When you wear good shoes with fresh traction, your left foot will be able to hold its position on the turf throughout the downswing – and that is critical to the success of your shots. There is a lot of rotational pressure on the left leg in the downswing, so it is easy for that foot to slip on the grass when your shoe doesn't have a good grip on the ground. If the foot slips, your balance will be thrown off, and you will be lucky to even make decent contact with the ball. If you want to be able to swing down into the ball with confidence, you need to make sure that your shoes are up to the challenge.

So does that mean you have to buy new golf shoes on a regular basis if you want to play your best? No – absolutely not. You don't have to buy new shoes all the time, but you do need to pay attention to the bottom of your shoes as the rounds goes by. Modern golf shoes have plastic cleats rather than metal spikes, and these cleats are usually replaceable. For just a few bucks, you can pick up a new set of cleats to install in your pair of shoes. This is a quick job in most cases, and in the end, you will be left with an old pair of shoes that grab onto the turf as though they were new. You might think that this sounds like a relatively minor point, but it is actually quite important in your pursuit of a solid finish position.

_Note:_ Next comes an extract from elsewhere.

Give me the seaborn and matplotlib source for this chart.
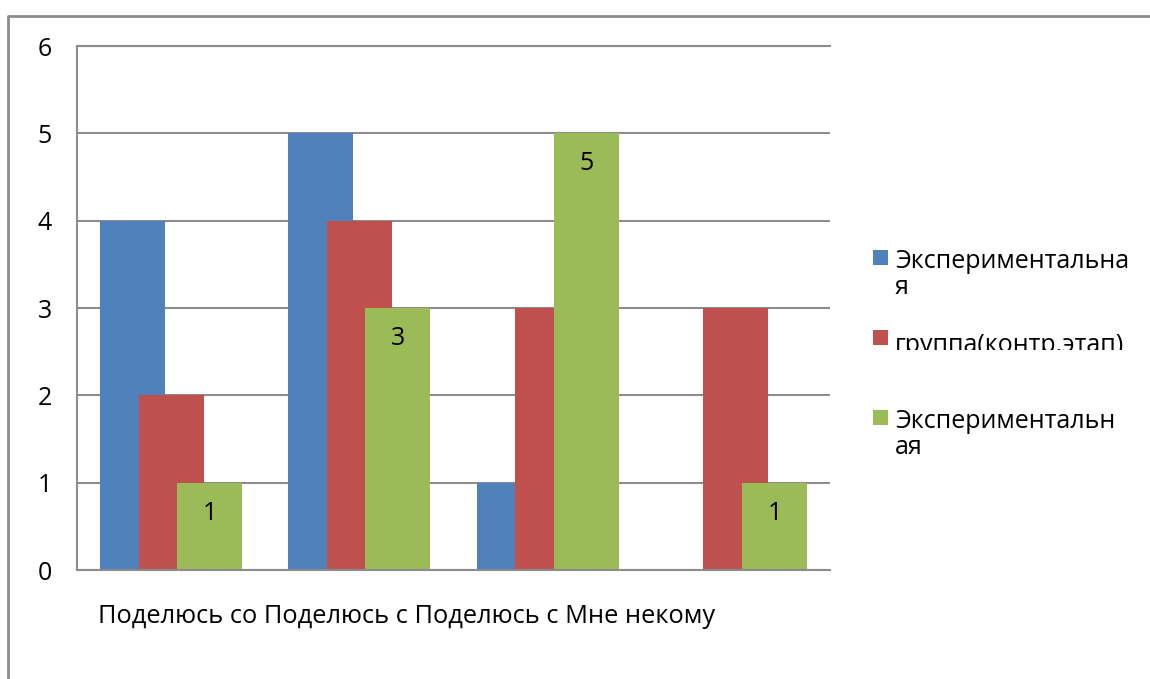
import numpy as np
import matplotlib
matplotlib.use("Agg")
import matplotlib.pyplot as plt
from matplotlib.patches import Rectangle
from matplotlib.lines import Line2D
import seaborn as sns

# Chart data
categories = ["Поделюсь со", "Поделюсь с", "Поделюсь с", "Мне некому"]
series_names = ["Экспериментальна\nя", "группа(контр.этап)", "Экспериментальн\nая"]
series_1 = [4, 5, 1, 0]
series_2 = [2, 4, 3, 3]
series_3 = [1, 3, 5, 1]
y_ticks = [0, 1, 2, 3, 4, 5, 6]

# Styling
colors = ["#4F81BD", "#C0504D", "#9BBB59"]
offsets = [-0.205, 0.0, 0.205]
bar_width = 0.345
grid_color = "#8c8c8c"
W, H = 1150, 679

sns.set_style("white")
plt.rcParams["font.family"] = ["Open Sans", "DejaVu Sans"]
plt.rcParams["text.color"] = "black"

fig = plt.figure(figsize=(W / 100, H / 100), dpi=100)
ax = fig.add_axes([77 / W, 109 / H, 753 / W, 524 / H])

pos = np.arange(len(categories))
for vals, off, col in zip([series_1, series_2, series_3], offsets, colors):
    sns.barplot(x=pos + off, y=vals, native_scale=True, width=bar_width,
                color=col, saturation=1, errorbar=None, linewidth=0,
                ax=ax, zorder=2)

# value labels inside the green bars
ax.bar_label(ax.containers[2], labels=[str(v) for v in series_3],
             padding=-31, fontsize=18, color="black")

ax.set_xlim(-0.5, len(categories) - 0.5)
ax.set_ylim(y_ticks[0], y_ticks[-1])
ax.set_yticks(y_ticks)
ax.set_yticklabels([str(t) for t in y_ticks])
ax.set_xticks([])
ax.set_xlabel("")
ax.set_ylabel("")
ax.tick_params(axis="y", length=0, pad=18, labelsize=18, labelcolor="black")

ax.yaxis.grid(True, color=grid_color, lw=1.5)
ax.set_axisbelow(True)
for side in ["left", "bottom", "top"]:
    ax.spines[side].set_visible(True)
    ax.spines[side].set_color(grid_color)
    ax.spines[side].set_linewidth(1.5)
ax.spines["right"].set_visible(False)

# category names, laid out as one running line
fig.text(98 / W, 1 - 623 / H, " ".join(categories), fontsize=18.3,
         ha="left", va="baseline")

# legend: square swatch beside the first text line of each entry
line_gap = 26.5
legend_rows = [258, 337, 417]
first_baselines = [267, 352, 427]
for name, col, yc, yb in zip(series_names, colors, legend_rows, first_baselines):
    fig.add_artist(Rectangle((873 / W, 1 - (yc + 7.5) / H), 15 / W, 15 / H,
                             transform=fig.transFigure, color=col, lw=0))
    n_extra = name.count("\n")
    t = fig.text(895 / W, 1 - (yb + n_extra * line_gap) / H, name, fontsize=18,
                 ha="left", va="baseline", linespacing=1.05)
    if n_extra == 0:
        # the single-line entry is cut off along its baseline
        t.set_clip_path(Rectangle((0, 1 - 350 / H), 1, 1, transform=fig.transFigure))
        t.set_clip_on(True)

# outer chart frame
fig.add_artist(Line2D([8 / W, 8 / W, 1], [0, 1 - 16 / H, 1 - 16 / H],
                      transform=fig.transFigure, color=grid_color, lw=2))

fig.savefig("out.png", dpi=100)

Luke Donald is one of the best golfers in the world, and a big part of his success is the fundamentally-sound way in which he swings the club. Even if you have no designs on making it into the professional ranks, you can still learn a lot from the beautiful finish position that Luke Donald manages to find after each and every swing. The finish position is a great demonstration of the swing that has just been completed, so a balanced finish means you have done a good job of controlling your body motion throughout the swing. If you are able to add a great finish to your golf swing, you will have taken a big step in the right direction with your technique.